Snow Fall” of course refers to the New York Times’ Pulitzer-winning account of a 2012 avalanche in Washington’s Cascade Mountains, one that claimed the lives of three expert skiers. John Branch’s piece has been widely imitated, where “widely” is understood as referring to something like tonal market share rather than frequency of occurrence. Longform of any stripe does not occur frequently in 2013, but when it does it now very often looks and sounds a lot like “Snow Fall.”

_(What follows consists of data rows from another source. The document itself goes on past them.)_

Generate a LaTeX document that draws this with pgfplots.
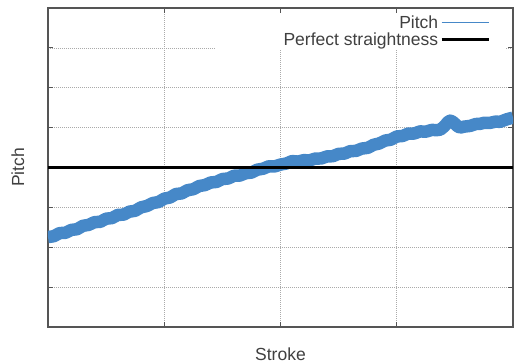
\documentclass[border=0pt]{standalone}
\usepackage{pgfplots}
\pgfplotsset{compat=1.18}
\usepackage{fontspec}
\setmainfont{Liberation Sans}
\usetikzlibrary{calc}

\definecolor{pitchblue}{RGB}{70,136,200}
\definecolor{txtgray}{RGB}{64,64,64}
\definecolor{axgray}{RGB}{85,85,85}
\definecolor{gridgray}{RGB}{170,170,170}

\begin{document}
\begin{tikzpicture}
\begin{axis}[
    scale only axis,
    width=465bp, height=319bp,
    xmin=0, xmax=4, ymin=-4, ymax=4,
    xtick={1,2,3}, ytick={-3,-2,-1,0,1,2,3},
    xticklabels={}, yticklabels={},
    tick align=inside, major tick length=5bp,
    tick style={axgray, line width=0.8bp},
    axis line style={axgray, line width=1.3bp},
    grid=major,
    grid style={gridgray, line width=0.7bp, dash pattern=on 0.8bp off 1.2bp},
    font=\fontsize{17.5bp}{20bp}\selectfont\color{txtgray},
    xlabel={Stroke}, ylabel={Pitch},
    xlabel style={at={(axis description cs:0.5,-0.085)}, anchor=center},
    ylabel style={at={(axis description cs:-0.065,0.5)}, anchor=center},
    legend plot pos=right,
    legend cell align=right,
    legend style={at={(rel axis cs:0.957,0.99)}, anchor=north east,
        draw=none, fill=none, row sep=-1bp,
        font=\fontsize{17.5bp}{20bp}\selectfont\color{txtgray}},
    legend image code/.code={\draw[#1] (4bp,0bp) -- (51bp,0bp);},
]
% opaque key area
\fill[white] (rel axis cs:0.36,0.868) rectangle (rel axis cs:0.985,0.985);

\addplot[forget plot, pitchblue, line width=12.5bp, line join=round] coordinates {
(0.00,-1.745) (0.05,-1.723) (0.10,-1.645) (0.15,-1.638) (0.20,-1.566)
(0.25,-1.548) (0.30,-1.463) (0.35,-1.439) (0.40,-1.371) (0.45,-1.362)
(0.50,-1.284) (0.55,-1.269) (0.60,-1.190) (0.65,-1.182) (0.70,-1.108)
(0.75,-1.085) (0.80,-1.000) (0.85,-0.966) (0.90,-0.892) (0.95,-0.867)
(1.00,-0.782) (1.05,-0.752) (1.10,-0.666) (1.15,-0.650) (1.20,-0.570)
(1.25,-0.545) (1.30,-0.465) (1.35,-0.441) (1.40,-0.376) (1.45,-0.362)
(1.50,-0.290) (1.55,-0.276) (1.60,-0.207) (1.65,-0.203) (1.70,-0.144)
(1.75,-0.128) (1.80,-0.055) (1.85,-0.031) (1.90,0.031) (1.95,0.027)
(2.00,0.073) (2.05,0.100) (2.10,0.161) (2.15,0.148) (2.20,0.184)
(2.25,0.178) (2.30,0.224) (2.35,0.226) (2.40,0.278) (2.45,0.283)
(2.50,0.342) (2.55,0.349) (2.60,0.410) (2.65,0.416) (2.70,0.475)
(2.75,0.492) (2.80,0.568) (2.85,0.603) (2.90,0.675) (2.95,0.698)
(3.00,0.778) (3.05,0.790) (3.10,0.852) (3.15,0.852) (3.20,0.905)
(3.25,0.898) (3.30,0.941) (3.35,0.939) (3.375,0.950) (3.40,1.010)
(3.42,1.070) (3.44,1.140) (3.46,1.175) (3.48,1.150) (3.50,1.100)
(3.52,1.040) (3.544,1.000) (3.58,1.025) (3.63,1.042) (3.68,1.090)
(3.716,1.095) (3.75,1.120) (3.80,1.118) (3.85,1.150) (3.888,1.145)
(3.95,1.212) (4.00,1.250)
};
\addlegendimage{pitchblue, line width=0.8bp}
\addlegendentry{Pitch}

\addplot[black, line width=2.6bp] coordinates {(0,0) (4,0)};
\addlegendentry{Perfect straightness}

\coordinate (sw) at (rel axis cs:0,0);
\coordinate (ne) at (rel axis cs:1,1);
\end{axis}
\pgfresetboundingbox
\path ($(sw)+(-48bp,-37bp)$) rectangle ($(ne)+(6bp,8bp)$);
\end{tikzpicture}
\end{document}
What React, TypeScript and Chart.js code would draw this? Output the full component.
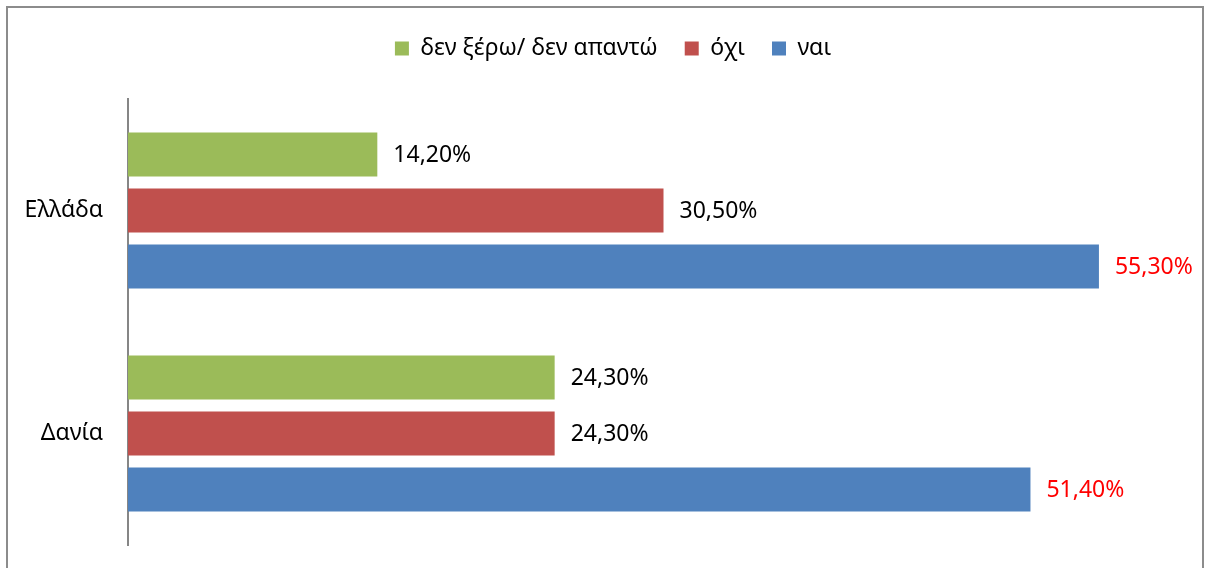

The aspiration is a laudable one, for “Snow Fall” is surely worth imitating. Its give-us-a-Pulitzer subtext was manifestly apparent in its very length and optional accessories (not to mention its url: nytimes.com/projects/2012). But swinging for the fences can, on rare occasions, produce a home run, and “Snow Fall” is certainly reason enough for a slow trot around the bases by Branch.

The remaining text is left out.